A sound technology procurement strategy should model three years of total cost, not just year-one subscription. That model should include implementation services, integrations, reporting, testing, training, support, upgrades, process redesign, and internal resource time. It should also test how licensing changes when the business adds plants, users, subsidiaries, advanced planning, or analytics requirements.
- Select Odoo if manufacturing differentiation, modular adoption, and lower initial licensing pressure outweigh the added governance burden of a more flexible platform.
- Select NetSuite if standardized cloud ERP operations, stronger financial control, and scalable executive visibility justify a higher recurring commercial commitment.
In most cases, the better platform is the one that aligns licensing with the organization's governance maturity. Manufacturers with weak master data discipline, inconsistent process ownership, or limited ERP architecture capability often underestimate the cost of flexibility. Conversely, organizations with strong internal design leadership may overpay for standardization they do not fully need. The right decision comes from operational fit analysis, not headline pricing.
Final assessment
Odoo is often the stronger choice for manufacturers seeking licensing flexibility, phased modernization, and adaptable workflows, provided they can manage implementation discipline and long-term support complexity.
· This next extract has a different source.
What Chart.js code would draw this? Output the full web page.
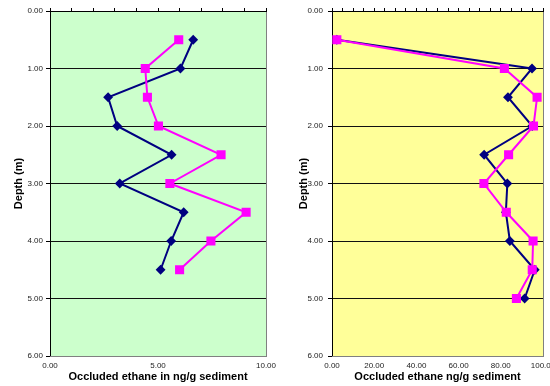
<!DOCTYPE html>
<html>
<head>
<meta charset="utf-8">
<script src="https://cdn.jsdelivr.net/npm/chart.js@4/dist/chart.umd.min.js"></script>
<style>
  html, body { margin: 0; padding: 0; background: #fff; }
  #wrap { position: relative; width: 550px; height: 386px; overflow: hidden; }
  canvas { position: absolute; top: 0; }
  #c1 { left: 0; }
  #c2 { left: 280px; }
</style>
</head>
<body>
<div id="wrap">
  <canvas id="c1" width="280" height="386"></canvas>
  <canvas id="c2" width="270" height="386"></canvas>
</div>
<script>
// Core depths (m)
const depthsA = [0.5, 1.0, 1.5, 2.0, 2.5, 3.0, 3.5, 4.0, 4.5];
const depthsB = [0.5, 1.0, 1.5, 2.0, 2.5, 3.0, 3.5, 4.0, 4.5, 5.0];

// Occluded ethane, ng/g sediment
const ethaneA_navy    = [6.63, 6.04, 2.69, 3.11, 5.63, 3.23, 6.19, 5.61, 5.12];
const ethaneA_magenta = [5.96, 4.41, 4.51, 5.02, 7.92, 5.55, 9.08, 7.45, 6.00];

const ethaneB_navy    = [2.3, 94.8, 83.4, 94.9, 72.1, 83.1, 82.4, 84.3, 96.1, 91.3];
const ethaneB_magenta = [2.3, 81.7, 97.2, 95.5, 83.7, 72.0, 82.6, 95.3, 94.9, 87.4];

// Axis settings
const depthTicks = { min: 0, max: 6, step: 1 };
const xRangeA = { min: 0, max: 10, labelStep: 5, tickStep: 1 };
const xRangeB = { min: 0, max: 100, labelStep: 20, tickStep: 5 };

const xTitleA = 'Occluded ethane in ng/g sediment';
const xTitleB = 'Occluded ethane ng/g sediment';
const yTitle = 'Depth (m)';

const FONT = "'Liberation Sans', Arial, sans-serif";

function toPoints(xs, ys) {
  return xs.map((v, i) => ({ x: v, y: ys[i] }));
}

// Fills the plotting area and outlines it in grey
const plotBackground = {
  id: 'plotBackground',
  beforeDraw(chart, args, opts) {
    const { ctx, chartArea: a } = chart;
    ctx.save();
    ctx.fillStyle = opts.color;
    ctx.fillRect(a.left, a.top, a.right - a.left, a.bottom - a.top);
    ctx.strokeStyle = '#808080';
    ctx.lineWidth = 1;
    ctx.strokeRect(Math.round(a.left) + 0.5, Math.round(a.top) + 0.5,
                   Math.round(a.right - a.left), Math.round(a.bottom - a.top));
    ctx.restore();
  }
};

function makeChart(canvasId, cfg) {
  const navyData = toPoints(cfg.navy, cfg.depths);
  const magentaData = toPoints(cfg.magenta, cfg.depths);
  return new Chart(document.getElementById(canvasId), {
    type: 'scatter',
    data: {
      datasets: [
        {
          data: magentaData,
          showLine: true,
          borderColor: '#FF00FF',
          backgroundColor: '#FF00FF',
          borderWidth: 2,
          pointStyle: 'rect',
          pointRadius: 5,
          pointHoverRadius: 5,
          xAxisID: 'x', yAxisID: 'y'
        },
        {
          data: navyData,
          showLine: true,
          borderColor: '#000080',
          backgroundColor: '#000080',
          borderWidth: 2,
          pointStyle: 'rectRot',
          pointRadius: 3.5,
          pointHoverRadius: 3.5,
          xAxisID: 'x', yAxisID: 'y'
        }
      ]
    },
    options: {
      responsive: false,
      animation: false,
      devicePixelRatio: 1,
      layout: { padding: { left: 0, right: cfg.padRight, top: 0, bottom: 0 } },
      plugins: {
        legend: { display: false },
        tooltip: { enabled: false },
        plotBackground: { color: cfg.bg }
      },
      scales: {
        y: {
          type: 'linear',
          position: 'left',
          reverse: true,
          min: depthTicks.min, max: depthTicks.max,
          afterFit(s) { s.width = cfg.yWidth; s.paddingTop = 0; s.paddingBottom = 0; },
          ticks: {
            stepSize: depthTicks.step,
            padding: cfg.yTickPad,
            color: '#222',
            font: { family: FONT, size: 8 },
            callback: v => Number(v).toFixed(2)
          },
          grid: {
            color: ctx => (ctx.tick && ctx.tick.value === depthTicks.max) ? '#808080' : '#111',
            tickColor: '#000',
            lineWidth: 1,
            tickLength: 4
          },
          border: { color: '#000', width: 1 },
          title: {
            display: true,
            text: yTitle,
            color: '#000',
            font: { family: FONT, size: 11, weight: 'bold' },
            padding: { top: cfg.yTitlePad, bottom: 0 }
          }
        },
        x: {
          type: 'linear',
          position: 'bottom',
          min: cfg.range.min, max: cfg.range.max,
          afterFit(s) { s.height = 30; s.paddingLeft = 0; s.paddingRight = 0; },
          ticks: {
            stepSize: cfg.range.labelStep,
            padding: 5,
            color: '#222',
            maxRotation: 0,
            font: { family: FONT, size: 8 },
            callback: v => Number(v).toFixed(2)
          },
          grid: { display: false, drawTicks: false },
          border: { color: '#808080', width: 1 },
          title: {
            display: true,
            text: cfg.xTitle,
            color: '#000',
            font: { family: FONT, size: 11, weight: 'bold' },
            padding: { top: 0, bottom: 2 }
          }
        },
        xTop: {
          type: 'linear',
          position: 'top',
          min: cfg.range.min, max: cfg.range.max,
          afterFit(s) { s.height = 11; s.paddingLeft = 0; s.paddingRight = 0; },
          ticks: { display: false, stepSize: cfg.range.tickStep },
          grid: {
            drawOnChartArea: false,
            drawTicks: true,
            tickLength: 3,
            color: '#000',
            lineWidth: 1
          },
          border: { color: '#000', width: 1 }
        }
      }
    },
    plugins: [plotBackground]
  });
}

makeChart('c1', {
  depths: depthsA, navy: ethaneA_navy, magenta: ethaneA_magenta,
  range: xRangeA, xTitle: xTitleA, bg: '#CCFFCC',
  yWidth: 50, padRight: 14, yTickPad: 3, yTitlePad: 12
});

makeChart('c2', {
  depths: depthsB, navy: ethaneB_navy, magenta: ethaneB_magenta,
  range: xRangeB, xTitle: xTitleB, bg: '#FFFF99',
  yWidth: 52, padRight: 4, yTickPad: 5, yTitlePad: 17
});
</script>
</body>
</html>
NetSuite is often the stronger choice for manufacturers prioritizing cloud operating model maturity, standardized financial governance, and scalable multi-entity visibility, provided they can absorb higher subscription and ecosystem costs.
For manufacturing cost governance, the winning platform is not the one with the lowest apparent license fee. It is the one that best balances software economics, process control, interoperability, resilience, and enterprise transformation readiness. That is the standard procurement teams should use when evaluating Odoo vs NetSuite.